Première case, première page, un seul phylactère dans lequel est écrit en gras "FUCK!". Un mot salvateur et de soulagement d'une entreprise qui commence à sortir de la crise. Mais au de-là de ça, il s'agit bel et bien d'une révolution. Ce n'est pas la première fois que le mot était utilisé dans un comicbook, mais c'était la première fois dans un publié par la Maison des Idées. Mais cette case est surtout un signe que les choses ont changé. Et c'est le cas.

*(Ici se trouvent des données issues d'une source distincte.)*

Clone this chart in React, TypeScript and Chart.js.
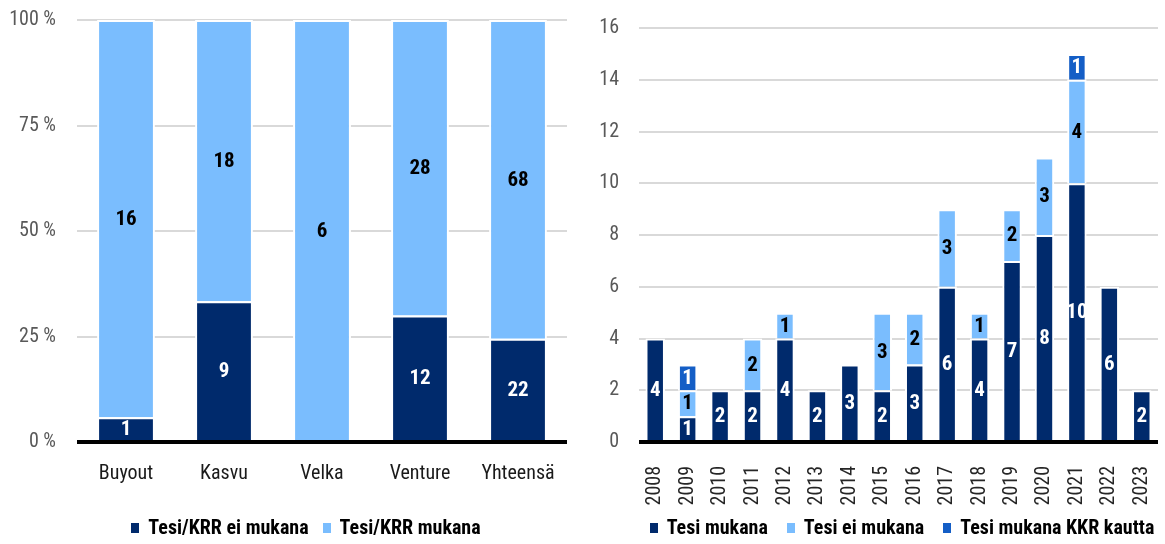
import React, { useEffect, useRef } from "react";
import { Chart, registerables } from "chart.js";

Chart.register(...registerables);

const FONT = '"Liberation Sans Narrow", "Roboto Condensed", "DejaVu Sans Condensed", sans-serif';

// ---- Left chart data ----
const leftCategories = ["Buyout", "Kasvu", "Velka", "Venture", "Yhteensä"];
const leftNotInvolved = [1, 9, 0, 12, 22]; // Tesi/KRR ei mukana
const leftInvolved = [16, 18, 6, 28, 68]; // Tesi/KRR mukana
const leftSeriesNames = ["Tesi/KRR ei mukana", "Tesi/KRR mukana"];

// ---- Right chart data ----
const years = ["2008", "2009", "2010", "2011", "2012", "2013", "2014", "2015", "2016", "2017", "2018", "2019", "2020", "2021", "2022", "2023"];
const tesiMukana = [4, 1, 2, 2, 4, 2, 3, 2, 3, 6, 4, 7, 8, 10, 6, 2];
const tesiEiMukana = [0, 1, 0, 2, 1, 0, 0, 3, 2, 3, 1, 2, 3, 4, 0, 0];
const tesiKkrKautta = [0, 1, 0, 0, 0, 0, 0, 0, 0, 0, 0, 0, 0, 1, 0, 0];
const rightSeriesNames = ["Tesi mukana", "Tesi ei mukana", "Tesi mukana KKR kautta"];

const DARK = "#002a6c";
const LIGHT = "#7abdfe";
const MID = "#145ec6";
const GRID = "#d9d9d9";

const valueLabels = {
  id: "valueLabels",
  afterDatasetsDraw(chart: any) {
    const ctx = chart.ctx;
    ctx.save();
    // zero axis line over the bar bases
    const y0 = chart.scales.y.getPixelForValue(0);
    const area = chart.chartArea;
    ctx.fillStyle = "#000";
    ctx.fillRect(area.left, y0 - 2, area.right - area.left, 4);

    ctx.font = `bold 21px ${FONT}`;
    ctx.textAlign = "center";
    ctx.textBaseline = "middle";
    chart.data.datasets.forEach((ds: any, di: number) => {
      const meta = chart.getDatasetMeta(di);
      meta.data.forEach((el: any, i: number) => {
        const c = ds.counts[i];
        if (!c) return;
        const p = el.getProps(["x", "y", "base"], true);
        ctx.fillStyle = ds.labelColor;
        ctx.fillText(String(c), p.x, (p.y + p.base) / 2 + 1);
      });
    });
    ctx.restore();
  },
};

const yAfterFit = (width: number) => (s: any) => {
  s.width = width;
  s.paddingTop = 0;
  s.paddingBottom = 0;
};

function LeftChart() {
  const ref = useRef<HTMLCanvasElement>(null);
  useEffect(() => {
    const totals = leftNotInvolved.map((v, i) => v + leftInvolved[i]);
    const pct = (arr: number[]) => arr.map((v, i) => (v === 0 ? null : (v / totals[i]) * 100));
    const chart = new Chart(ref.current!, {
      type: "bar",
      data: {
        labels: leftCategories,
        datasets: [
          {
            label: leftSeriesNames[0],
            data: pct(leftNotInvolved),
            backgroundColor: DARK,
            borderColor: "#fff",
            borderWidth: 2,
            counts: leftNotInvolved,
            labelColor: "#fff",
          } as any,
          {
            label: leftSeriesNames[1],
            data: pct(leftInvolved),
            backgroundColor: LIGHT,
            borderColor: "#fff",
            borderWidth: 2,
            counts: leftInvolved,
            labelColor: "#000",
          } as any,
        ],
      },
      options: {
        responsive: false,
        animation: false,
        datasets: { bar: { categoryPercentage: 1, barPercentage: 0.59 } },
        layout: { padding: { top: 20, right: 13, bottom: 0, left: 0 } },
        scales: {
          x: {
            stacked: true,
            grid: { display: false },
            border: { display: false },
            ticks: { color: "#1a1a1a", font: { family: FONT, size: 20 }, padding: 12 },
            afterFit: (s: any) => {
              s.height = 102;
            },
          },
          y: {
            stacked: true,
            min: 0,
            max: 100,
            border: { display: false },
            grid: {
              drawTicks: false,
              lineWidth: 2,
              color: (c: any) => (c.tick && c.tick.value === 0 ? "rgba(0,0,0,0)" : GRID),
            },
            ticks: {
              stepSize: 25,
              padding: 21,
              color: "#595959",
              font: { family: FONT, size: 20 },
              callback: (v: any) => `${v} %`,
            },
            afterFit: yAfterFit(77),
          },
        },
        plugins: { legend: { display: false }, tooltip: { enabled: false } },
      },
      plugins: [valueLabels],
    });
    return () => chart.destroy();
  }, []);
  return <canvas ref={ref} width={580} height={544} style={{ width: 580, height: 544, display: "block" }} />;
}

function RightChart() {
  const ref = useRef<HTMLCanvasElement>(null);
  useEffect(() => {
    const nz = (arr: number[]) => arr.map((v) => (v === 0 ? null : v));
    const chart = new Chart(ref.current!, {
      type: "bar",
      data: {
        labels: years,
        datasets: [
          {
            label: rightSeriesNames[0],
            data: nz(tesiMukana),
            backgroundColor: DARK,
            borderColor: "#fff",
            borderWidth: 2,
            counts: tesiMukana,
            labelColor: "#fff",
          } as any,
          {
            label: rightSeriesNames[1],
            data: nz(tesiEiMukana),
            backgroundColor: LIGHT,
            borderColor: "#fff",
            borderWidth: 2,
            counts: tesiEiMukana,
            labelColor: "#000",
          } as any,
          {
            label: rightSeriesNames[2],
            data: nz(tesiKkrKautta),
            backgroundColor: MID,
            borderColor: "#fff",
            borderWidth: 2,
            counts: tesiKkrKautta,
            labelColor: "#fff",
          } as any,
        ],
      },
      options: {
        responsive: false,
        animation: false,
        datasets: { bar: { categoryPercentage: 1, barPercentage: 0.6 } },
        layout: { padding: { top: 28, right: 7, bottom: 0, left: 0 } },
        scales: {
          x: {
            stacked: true,
            grid: { display: false },
            border: { display: false },
            ticks: {
              color: "#262626",
              font: { family: FONT, size: 20 },
              padding: 16,
              minRotation: 90,
              maxRotation: 90,
              autoSkip: false,
            },
            afterFit: (s: any) => {
              s.height = 102;
              s.paddingLeft = 0;
              s.paddingRight = 0;
            },
          },
          y: {
            stacked: true,
            min: 0,
            max: 16,
            border: { display: false },
            grid: {
              drawTicks: false,
              lineWidth: 2,
              color: (c: any) => (c.tick && c.tick.value === 0 ? "rgba(0,0,0,0)" : GRID),
            },
            ticks: {
              stepSize: 2,
              padding: 20,
              color: "#595959",
              font: { family: FONT, size: 20 },
            },
            afterFit: yAfterFit(59),
          },
        },
        plugins: { legend: { display: false }, tooltip: { enabled: false } },
      },
      plugins: [valueLabels],
    });
    return () => chart.destroy();
  }, []);
  return <canvas ref={ref} width={585} height={544} style={{ width: 585, height: 544, display: "block" }} />;
}

function Legend({ names, colors, center, gap }: { names: string[]; colors: string[]; center: number; gap: number }) {
  return (
    <div
      style={{
        position: "absolute",
        left: center - 400,
        width: 800,
        top: 515,
        height: 24,
        display: "flex",
        justifyContent: "center",
        alignItems: "center",
        gap,
        fontFamily: FONT,
        fontWeight: "bold",
        fontSize: 20,
        color: "#000",
        whiteSpace: "nowrap",
        lineHeight: "24px",
      }}
    >
      {names.map((n, i) => (
        <div key={n} style={{ display: "flex", alignItems: "center" }}>
          <span style={{ display: "inline-block", width: 8, height: 10, background: colors[i], marginRight: 9, marginTop: 2 }} />
          <span>{n}</span>
        </div>
      ))}
    </div>
  );
}

export default function App() {
  return (
    <div style={{ position: "fixed", left: 0, top: 0, width: 1165, height: 544, background: "#fff", overflow: "hidden" }}>
      <div style={{ position: "absolute", left: 0, top: 0 }}>
        <LeftChart />
      </div>
      <div style={{ position: "absolute", left: 580, top: 0 }}>
        <RightChart />
      </div>
      <Legend names={leftSeriesNames} colors={[DARK, LIGHT]} center={306} gap={14} />
      <Legend names={rightSeriesNames} colors={[DARK, LIGHT, MID]} center={902} gap={19} />
    </div>
  );
}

Le visage de Marvel a changé depuis. Ce n'est pas tant dans la maturité du ton de ses séries, l'éditeur préférant éviter le grim'n gritty de son concurrent. D'ailleurs, Alias et les autres titres de la gamme MAX comme Black Widow: Pale Little Spider de Greg Rucka et Igor Kordey, Cage de Brian Azzarello et Richard Corben, Fury de Garth Ennis ou encore Dominic Fortune de Howard Chaykin ne rentreront dans cette case. En effet, Marvel propose des titres matures mais pas forcément sombres. Mais le vrai changement se voit d'avantage sur le parcours des auteurs de comics qui interviennent fréquemment chez Marvel Comics. L'éditeur n'hésite pas à aller chercher des auteurs indépendants afin de renouveler ses héros. Ainsi Rick Remender, Jonathan Hickman, Nick Spencer, Matt Fraction, Chip Zdarsky et j'en passe ont su se faire une place au sein la Maison des Idées et ont contribué à forger le Marvel de nos jours.

Vous l'aurez compris, la série Alias a marqué l'histoire de Marvel non pas pour l'apparition d'un nouveau personnage mais pour ce qu'elle représente et le message qu'a véhiculé la Maison des Idées en décidant de la publier. Ainsi l'histoire de Marvel du XXI ème siècle a commencé avec un "Fuck".